Just a few from meeting up with a friend from another board. Unfortunately Mia wasn't feeling this whole 'socializing' thing today lol. Summer was fine with him but towards the end Mia was being much much better.


Isn't he handsome?










I did get a couple group shots.

You want me to what?










Oh FINE!










more


----------



## Laurelin (Nov 2, 2006)

Summer: Mah foots is on the border collie.









They are a handsome trio, aren't they?










Okay, border collie sez we can go. 

Mia: Ew, butt.










Now for Jude peektures? Yes?










more


----------



## Laurelin (Nov 2, 2006)

Whee Stick!










Jude, you got some dirt right there....










Is sweet.



















more


----------



## Laurelin (Nov 2, 2006)

The end!


----------



## RBark (Sep 10, 2007)

>


Love this one


----------



## K9companions (Nov 13, 2008)

Jude is a beauty! Wonderful pictures.


----------



## yappypappymom (Oct 22, 2009)

Those group shots were hilarious!! LOL...NONE of them looked "happy" to be up on that rock together! Great captions too!! 
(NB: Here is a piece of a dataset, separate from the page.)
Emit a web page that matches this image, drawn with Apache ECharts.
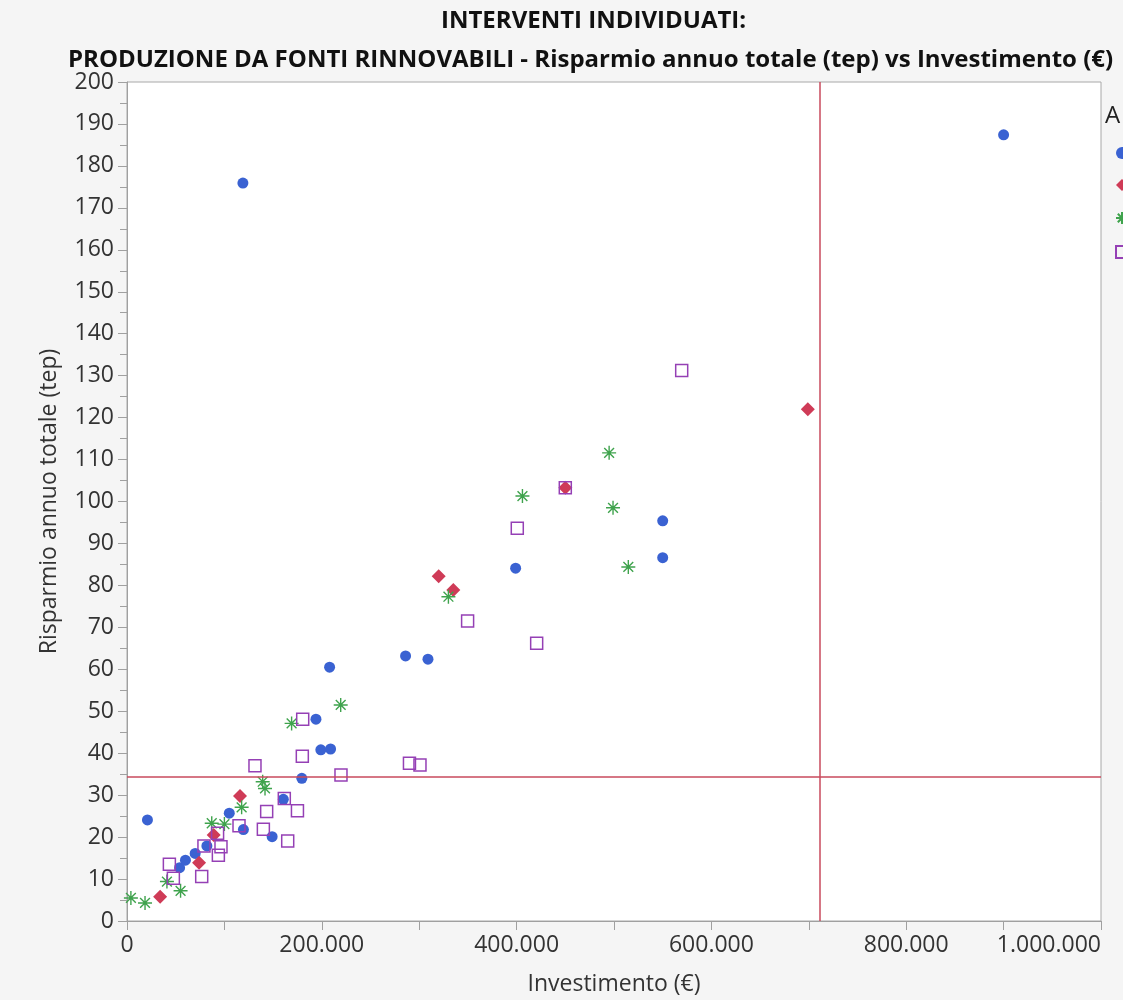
<!DOCTYPE html>
<html>
<head>
<meta charset="utf-8">
<script src="https://cdn.jsdelivr.net/npm/echarts@6/dist/echarts.min.js"></script>
<style>html,body{margin:0;padding:0;background:#f5f5f5;overflow:hidden;}#c{width:1123px;height:1000px;}</style>
</head>
<body>
<div id="c"></div>
<script>
// Values: [Investimento (€), Risparmio annuo totale (tep)]
var serieCerchi = [
  [21000, 24.1], [54000, 12.7], [60000, 14.5], [70000, 16.1], [82000, 17.9],
  [105000, 25.7], [119500, 21.8], [119000, 175.9], [149000, 20.1], [160500, 29.0],
  [179500, 34.0], [194000, 48.1], [199000, 40.8], [209000, 41.0], [208000, 60.5],
  [286000, 63.2], [309000, 62.4], [399000, 84.1], [550000, 95.4], [550000, 86.6],
  [900000, 187.4]
];
var serieRombi = [
  [34000, 5.8], [74000, 13.9], [89000, 20.5], [116000, 29.8], [320000, 82.2],
  [335000, 78.9], [450000, 103.3], [699000, 122.0]
];
var serieAsterischi = [
  [4000, 5.5], [18500, 4.3], [41000, 9.4], [55000, 7.2], [87000, 23.3],
  [100000, 23.1], [117700, 27.1], [139300, 33.2], [141700, 31.6], [169000, 47.1],
  [219400, 51.5], [330000, 77.3], [406000, 101.3], [495000, 111.6], [499000, 98.5],
  [514700, 84.4]
];
var serieQuadrati = [
  [43500, 13.5], [47600, 10.2], [76700, 10.6], [79000, 17.9], [93000, 20.9],
  [93800, 15.7], [96500, 17.7], [115000, 22.7], [131400, 37.0], [140000, 21.9],
  [143400, 26.1], [161500, 29.2], [165000, 19.1], [175000, 26.3], [180000, 39.3],
  [180400, 48.1], [219700, 34.8], [290000, 37.6], [300800, 37.2], [349700, 71.5],
  [400700, 93.6], [420600, 66.2], [450000, 103.3], [569500, 131.2]
];
var nomiSerie = ['Gruppo 1', 'Gruppo 2', 'Gruppo 3', 'Gruppo 4'];
var rifInvestimento = 711500;
var rifRisparmio = 34.4;
var titolo1 = 'INTERVENTI INDIVIDUATI:';
var titolo2 = 'PRODUZIONE DA FONTI RINNOVABILI - Risparmio annuo totale (tep) vs Investimento (€)';

var FONT = 'Open Sans';
var asterisk = 'path://M10 0L10 20M0 10L20 10M3 3L17 17M17 3L3 17';

var chart = echarts.init(document.getElementById('c'), null, {renderer: 'canvas'});
var option = {
  backgroundColor: '#f5f5f5',
  animation: false,
  textStyle: {fontFamily: FONT},
  title: [
    {text: titolo1, left: 436, top: 4, textStyle: {fontFamily: FONT, fontWeight: 'bold', fontSize: 24, color: '#111'}},
    {text: titolo2, left: 63, top: 43, textStyle: {fontFamily: FONT, fontWeight: 'bold', fontSize: 24, color: '#111'}}
  ],
  legend: {
    orient: 'vertical', left: 1110, top: 142, itemWidth: 12, itemHeight: 12, itemGap: 20,
    textStyle: {fontSize: 8},
    formatter: function () { return ''; },
    data: nomiSerie
  },
  graphic: [{type: 'text', left: 1105, top: 104, style: {text: 'A', font: '24px "Open Sans"', fill: '#222'}}],
  grid: {left: 127, right: 22, top: 82, bottom: 79, outerBoundsMode: 'none', containLabel: false,
    show: true, backgroundColor: '#ffffff', borderColor: '#a8a8a8', borderWidth: 1},
  xAxis: {
    type: 'value', min: 0, max: 1000000, interval: 200000,
    name: 'Investimento (€)', nameLocation: 'middle', nameGap: 52,
    nameTextStyle: {fontSize: 23, color: '#333', fontFamily: FONT},
    axisLine: {show: true, lineStyle: {color: '#a0a0a0'}},
    axisTick: {show: true, length: 9, lineStyle: {color: '#a0a0a0'}},
    minorTick: {show: true, splitNumber: 2, length: 9, lineStyle: {color: '#a0a0a0'}},
    splitLine: {show: false},
    axisLabel: {fontSize: 23, color: '#333', margin: 13, fontFamily: FONT, alignMaxLabel: 'right',
      formatter: function (v) { return v.toString().replace(/\B(?=(\d{3})+(?!\d))/g, '.'); }}
  },
  yAxis: {
    type: 'value', min: 0, max: 200, interval: 10,
    name: 'Risparmio annuo totale (tep)', nameLocation: 'middle', nameGap: 66, nameRotate: 90,
    nameTextStyle: {fontSize: 23, color: '#333', fontFamily: FONT},
    axisLine: {show: true, lineStyle: {color: '#a0a0a0'}},
    axisTick: {show: true, length: 9, lineStyle: {color: '#a0a0a0'}},
    minorTick: {show: true, splitNumber: 2, length: 7, lineStyle: {color: '#a0a0a0'}},
    splitLine: {show: false},
    axisLabel: {fontSize: 23, color: '#333', margin: 13, fontFamily: FONT}
  },
  series: [
    {name: nomiSerie[0], type: 'scatter', data: serieCerchi, symbol: 'circle', symbolSize: 11,
      itemStyle: {color: '#3a62d2', opacity: 1},
      markLine: {silent: true, symbol: 'none', label: {show: false},
        lineStyle: {color: '#c84a5c', width: 1.5, type: 'solid'},
        data: [{xAxis: rifInvestimento}, {yAxis: rifRisparmio}]}},
    {name: nomiSerie[1], type: 'scatter', data: serieRombi, symbol: 'diamond', symbolSize: 14,
      itemStyle: {color: '#cf3b57', opacity: 1}},
    {name: nomiSerie[2], type: 'scatter', data: serieAsterischi, symbol: asterisk, symbolSize: 14,
      itemStyle: {color: 'rgba(0,0,0,0)', borderColor: '#3fa34d', borderWidth: 1.4, opacity: 1}},
    {name: nomiSerie[3], type: 'scatter', data: serieQuadrati, symbol: 'rect', symbolSize: 12,
      itemStyle: {color: 'rgba(0,0,0,0)', borderColor: '#9540b5', borderWidth: 1.5, opacity: 1}}
  ]
};
chart.setOption(option);
</script>
</body>
</html>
Jude is a pretty boy too might I add!


----------



## Riley&MayMom (Jan 22, 2008)

I don't know how you continually get your dogs to pose so perfectly. It really amazes me. Like the old one with all of them sitting in the tub together? If I had backed away from the tub, I would have had escaping wet dogs all over. Anyway... really beautiful shots.


----------



## alphadoginthehouse (Jun 7, 2008)

I love Jude's markings. I don't think I've ever seen a trI BC. There is just enough brown to make him interesting.
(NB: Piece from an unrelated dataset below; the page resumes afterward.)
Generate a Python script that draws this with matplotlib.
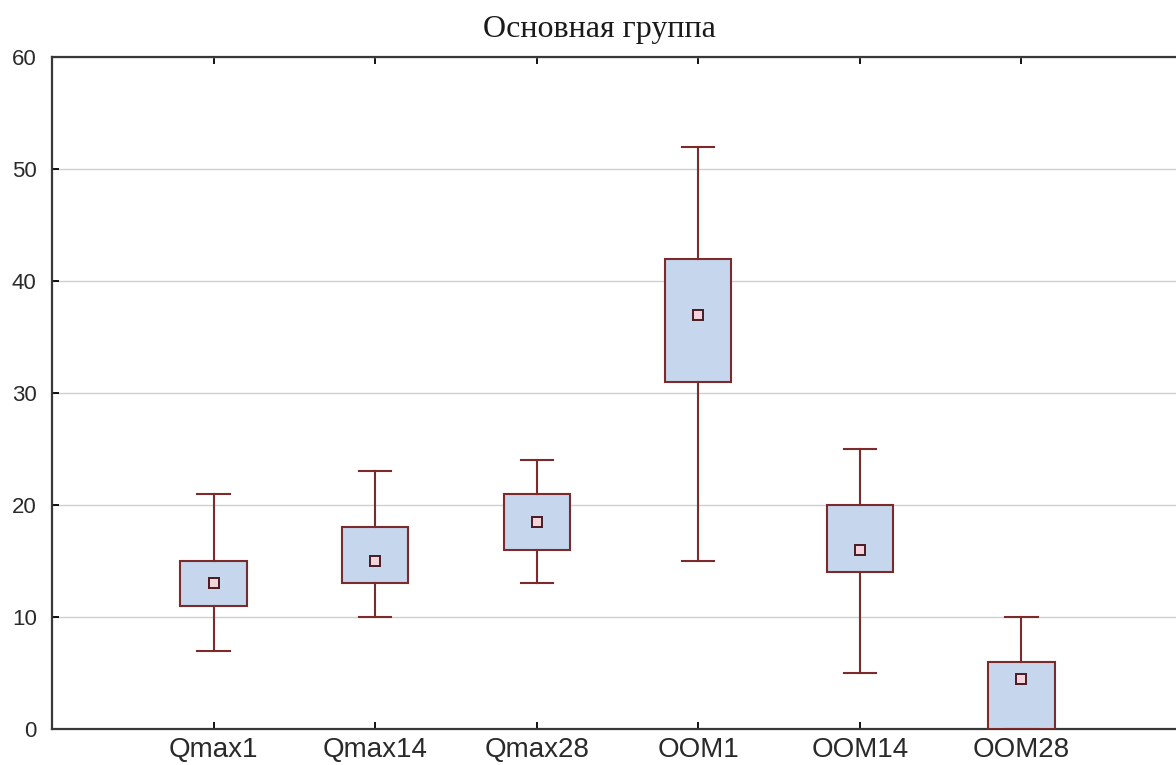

Looks like Mia had fun anyway.


----------



## Hiaja (Aug 15, 2008)

Ah lovely pictures.


----------



## Blizzard (Jan 18, 2009)

Jude is beautiful and I love the captions!


----------



## Keechak (Aug 10, 2008)

I love when border have tan points it makes them look more "rugged" to me


----------



## Leroy&Lucy'sMom (Mar 2, 2009)

<3 <3 <3 <3 <3 <3 <3 <3 <3 <3


----------



## CoverTune (Mar 11, 2007)

Beautiful! Great pics, love the one of Jude in the dirt.


----------



## BooLette (Jul 11, 2009)

Awww! I love Jude, he is quite stunning! Your paps are so funny. The facial expressions just kill me. I can only imagine how they'd make me crack up in person. lol


----------



## Locke (Nov 3, 2008)

Laurelin said:


> Mia: Ew, butt.


Hahah! I laughed out loud!
Jude is soooooo handsome. Love him!


----------



## alphadoginthehouse (Jun 7, 2008)

YoSaffBridge said:


> All of the dogs are adorable and the pics are great. What sort of camera do you use?
> 
> P.S. Now I have "Hey Jude" stuck in my head.


Thanks... I didNOT until you mentioned it...


----------